Петя отхлебнул половину. За месяцы фронтовой жизни он так и не привык пить этот, по его мнению, скверный и грубый напиток.

– Про влюблённого мог бы и промолчать. Неприлично! – шепнул Петя на ухо другу.

Тот и ухом не повёл, вновь наполнив рюмки до краёв. Со сцены вдруг донеслись пронзительные звуки скрипки. Заиграли модное танго.

– А теперича, – вставая и перекрикивая музыку, возвестил Георгий, – выпьем за здравие атамана нашего Всевеликаго войска Донского, Краснова Петра Николаевича!

– Любо! – подхватили там и сям в зале. – Любо!

«Теперича… И где он этого успел набраться? Под казака подделывается, а сам ведь нисколько не казак. Если уж кто из нас казак, так это я» – с горечью подумал Петя, и вспомнил об отце, которого собственно и не помнил. Подумал – и тут же устыдился своих мыслей. «Завидно мне, что ли, что Гоша – офицер?»

– А Царицын мы всё-таки возьмём! – вдруг заявил сидевший по левую руку от Георгия вахмистр, ударив кулаком по столу так, что все рюмки и бутылки дружно подскочили в воздух. Сам же осоловевший вахмистр стал заваливаться на пол.

– Ну всё, господа, – вдруг посерьёзнел Георгий. – Пора заканчивать. Петя, прими мои извинения за лёгкое свинство. Заходи завтра к нам, обязательно поговорим!

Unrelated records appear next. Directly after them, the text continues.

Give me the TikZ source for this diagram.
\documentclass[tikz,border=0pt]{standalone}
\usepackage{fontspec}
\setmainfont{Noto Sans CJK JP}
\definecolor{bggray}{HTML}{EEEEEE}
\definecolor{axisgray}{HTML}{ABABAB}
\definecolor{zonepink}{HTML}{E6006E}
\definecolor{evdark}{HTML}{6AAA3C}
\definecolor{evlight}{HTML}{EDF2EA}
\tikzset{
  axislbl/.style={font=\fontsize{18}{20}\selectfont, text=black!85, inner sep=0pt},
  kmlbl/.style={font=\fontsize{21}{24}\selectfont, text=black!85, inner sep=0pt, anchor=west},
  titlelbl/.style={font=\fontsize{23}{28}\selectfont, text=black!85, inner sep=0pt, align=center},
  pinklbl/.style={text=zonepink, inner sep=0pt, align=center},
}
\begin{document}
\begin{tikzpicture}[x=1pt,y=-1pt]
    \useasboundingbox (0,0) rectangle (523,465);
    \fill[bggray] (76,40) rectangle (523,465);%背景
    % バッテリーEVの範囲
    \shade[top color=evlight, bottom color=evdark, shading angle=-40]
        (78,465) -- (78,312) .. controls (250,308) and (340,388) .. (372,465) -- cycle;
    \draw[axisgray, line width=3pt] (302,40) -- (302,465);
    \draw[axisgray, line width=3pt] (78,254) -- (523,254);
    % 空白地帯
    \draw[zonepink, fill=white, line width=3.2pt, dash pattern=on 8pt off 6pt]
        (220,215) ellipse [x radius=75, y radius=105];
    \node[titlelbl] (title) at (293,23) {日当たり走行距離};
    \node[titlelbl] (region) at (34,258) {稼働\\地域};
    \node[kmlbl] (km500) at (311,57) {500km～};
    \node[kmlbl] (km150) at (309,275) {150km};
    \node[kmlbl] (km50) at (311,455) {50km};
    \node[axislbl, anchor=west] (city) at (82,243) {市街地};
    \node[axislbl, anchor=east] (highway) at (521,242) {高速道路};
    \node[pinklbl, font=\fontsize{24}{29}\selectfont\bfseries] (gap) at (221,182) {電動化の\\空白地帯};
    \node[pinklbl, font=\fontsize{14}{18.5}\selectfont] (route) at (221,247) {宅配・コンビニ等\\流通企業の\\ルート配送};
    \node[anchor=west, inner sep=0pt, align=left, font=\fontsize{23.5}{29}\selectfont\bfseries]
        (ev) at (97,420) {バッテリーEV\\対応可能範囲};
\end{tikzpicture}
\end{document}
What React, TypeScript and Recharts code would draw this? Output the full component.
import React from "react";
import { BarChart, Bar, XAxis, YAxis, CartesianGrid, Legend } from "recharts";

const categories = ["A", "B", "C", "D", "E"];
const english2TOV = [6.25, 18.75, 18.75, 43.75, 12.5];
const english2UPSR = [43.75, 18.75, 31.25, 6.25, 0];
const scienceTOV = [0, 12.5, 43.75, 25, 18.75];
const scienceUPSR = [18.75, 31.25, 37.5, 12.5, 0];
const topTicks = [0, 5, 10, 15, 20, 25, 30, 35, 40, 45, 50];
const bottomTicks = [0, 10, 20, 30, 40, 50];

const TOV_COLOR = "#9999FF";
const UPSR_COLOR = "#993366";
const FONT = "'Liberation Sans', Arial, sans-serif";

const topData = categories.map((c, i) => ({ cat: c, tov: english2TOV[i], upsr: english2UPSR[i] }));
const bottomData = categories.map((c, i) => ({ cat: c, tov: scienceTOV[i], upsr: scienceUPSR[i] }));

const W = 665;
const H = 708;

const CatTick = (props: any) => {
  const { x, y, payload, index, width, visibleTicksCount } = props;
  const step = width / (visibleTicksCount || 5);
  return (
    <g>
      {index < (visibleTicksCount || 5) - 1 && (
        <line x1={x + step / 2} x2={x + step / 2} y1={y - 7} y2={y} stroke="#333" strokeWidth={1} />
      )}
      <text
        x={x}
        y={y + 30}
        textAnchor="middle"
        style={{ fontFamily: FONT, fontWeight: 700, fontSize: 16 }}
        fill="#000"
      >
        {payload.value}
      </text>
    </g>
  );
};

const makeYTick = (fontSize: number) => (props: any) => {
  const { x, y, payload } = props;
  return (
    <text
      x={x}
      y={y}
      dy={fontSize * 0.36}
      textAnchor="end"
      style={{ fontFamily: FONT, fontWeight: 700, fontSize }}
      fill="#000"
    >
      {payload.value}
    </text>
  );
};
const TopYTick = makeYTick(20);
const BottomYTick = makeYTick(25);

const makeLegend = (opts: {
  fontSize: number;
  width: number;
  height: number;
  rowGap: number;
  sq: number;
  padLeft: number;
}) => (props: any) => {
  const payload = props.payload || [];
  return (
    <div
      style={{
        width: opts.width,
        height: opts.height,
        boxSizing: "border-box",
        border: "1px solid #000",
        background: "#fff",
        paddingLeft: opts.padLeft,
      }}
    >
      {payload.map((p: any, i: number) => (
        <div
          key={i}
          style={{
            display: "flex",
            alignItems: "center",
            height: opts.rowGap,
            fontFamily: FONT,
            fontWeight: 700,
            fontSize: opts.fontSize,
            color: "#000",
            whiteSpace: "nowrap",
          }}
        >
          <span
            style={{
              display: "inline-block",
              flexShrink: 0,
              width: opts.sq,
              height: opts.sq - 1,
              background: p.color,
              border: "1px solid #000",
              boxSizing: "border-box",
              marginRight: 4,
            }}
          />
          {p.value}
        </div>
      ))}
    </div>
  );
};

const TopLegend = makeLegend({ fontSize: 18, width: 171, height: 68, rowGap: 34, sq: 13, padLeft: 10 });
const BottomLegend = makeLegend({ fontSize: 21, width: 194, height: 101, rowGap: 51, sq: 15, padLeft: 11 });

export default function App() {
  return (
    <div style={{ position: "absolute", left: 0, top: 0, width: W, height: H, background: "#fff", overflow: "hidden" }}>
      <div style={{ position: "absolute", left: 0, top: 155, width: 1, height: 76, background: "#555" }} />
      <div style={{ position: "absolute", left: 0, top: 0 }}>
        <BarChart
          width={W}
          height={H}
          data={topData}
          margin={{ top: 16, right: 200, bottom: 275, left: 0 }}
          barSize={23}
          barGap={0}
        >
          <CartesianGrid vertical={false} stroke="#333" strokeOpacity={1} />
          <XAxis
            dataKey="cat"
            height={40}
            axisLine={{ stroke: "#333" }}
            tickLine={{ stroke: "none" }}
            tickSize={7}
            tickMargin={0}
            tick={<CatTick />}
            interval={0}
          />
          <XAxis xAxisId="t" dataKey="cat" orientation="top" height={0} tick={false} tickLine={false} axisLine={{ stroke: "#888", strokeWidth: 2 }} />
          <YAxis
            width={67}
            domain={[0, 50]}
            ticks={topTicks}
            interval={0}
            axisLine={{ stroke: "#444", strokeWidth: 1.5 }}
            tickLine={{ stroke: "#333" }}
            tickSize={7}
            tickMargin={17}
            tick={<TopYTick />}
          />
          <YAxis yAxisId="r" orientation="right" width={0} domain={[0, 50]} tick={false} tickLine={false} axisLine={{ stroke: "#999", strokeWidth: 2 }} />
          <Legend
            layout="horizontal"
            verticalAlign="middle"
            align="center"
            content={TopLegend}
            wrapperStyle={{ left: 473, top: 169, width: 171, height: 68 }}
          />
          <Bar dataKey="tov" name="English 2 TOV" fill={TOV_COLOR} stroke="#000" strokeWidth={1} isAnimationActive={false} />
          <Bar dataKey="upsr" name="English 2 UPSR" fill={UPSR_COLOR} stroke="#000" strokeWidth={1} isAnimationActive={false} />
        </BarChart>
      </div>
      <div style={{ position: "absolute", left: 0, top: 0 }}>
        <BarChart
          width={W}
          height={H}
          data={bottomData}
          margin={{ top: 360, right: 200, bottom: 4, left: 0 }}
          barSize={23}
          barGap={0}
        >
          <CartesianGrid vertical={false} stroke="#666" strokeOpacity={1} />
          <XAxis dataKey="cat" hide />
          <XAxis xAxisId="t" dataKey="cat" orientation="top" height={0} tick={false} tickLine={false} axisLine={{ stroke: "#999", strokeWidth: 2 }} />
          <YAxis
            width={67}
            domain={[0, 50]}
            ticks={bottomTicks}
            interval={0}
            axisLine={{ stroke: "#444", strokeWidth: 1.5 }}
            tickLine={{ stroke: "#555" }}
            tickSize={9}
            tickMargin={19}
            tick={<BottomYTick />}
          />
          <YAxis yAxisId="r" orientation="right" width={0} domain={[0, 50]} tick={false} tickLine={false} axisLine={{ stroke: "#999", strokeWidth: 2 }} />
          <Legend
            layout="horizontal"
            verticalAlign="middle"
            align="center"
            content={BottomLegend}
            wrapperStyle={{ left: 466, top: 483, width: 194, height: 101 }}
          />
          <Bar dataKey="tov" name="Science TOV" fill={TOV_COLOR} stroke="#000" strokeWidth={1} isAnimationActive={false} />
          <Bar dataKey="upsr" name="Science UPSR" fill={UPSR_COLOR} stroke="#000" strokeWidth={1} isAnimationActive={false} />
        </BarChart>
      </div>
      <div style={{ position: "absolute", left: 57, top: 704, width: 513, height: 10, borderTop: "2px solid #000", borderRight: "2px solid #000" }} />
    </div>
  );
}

Домой Петя возвращался, скрипя сапогами по свежему снегу, такому же, как и год назад, когда они с Георгием неожиданно познакомились. Голова была тяжёлой, не сколько от выпитой водки, сколько от мыслей, что всё выходило совсем не так, как он себе намечтал, сидя в поезде «Ставрополь-Ростов», возвращаясь домой после грандиозной победы Доброармии, благодаря которой весь Юг был очищен от большевиков. Однако по-настоящему здесь его ждала только мама. Остальному Ростову, пропивающему в фешенебельных ресторанах очередной день Гражданской войны, или напротив, задёрганному непосильным трудом и беготнёй, в сущности, никакого дела до него не было.

1

Николаевская больница – Ростовская городская больница, открытая в 1856 году. Сейчас – Мединститут.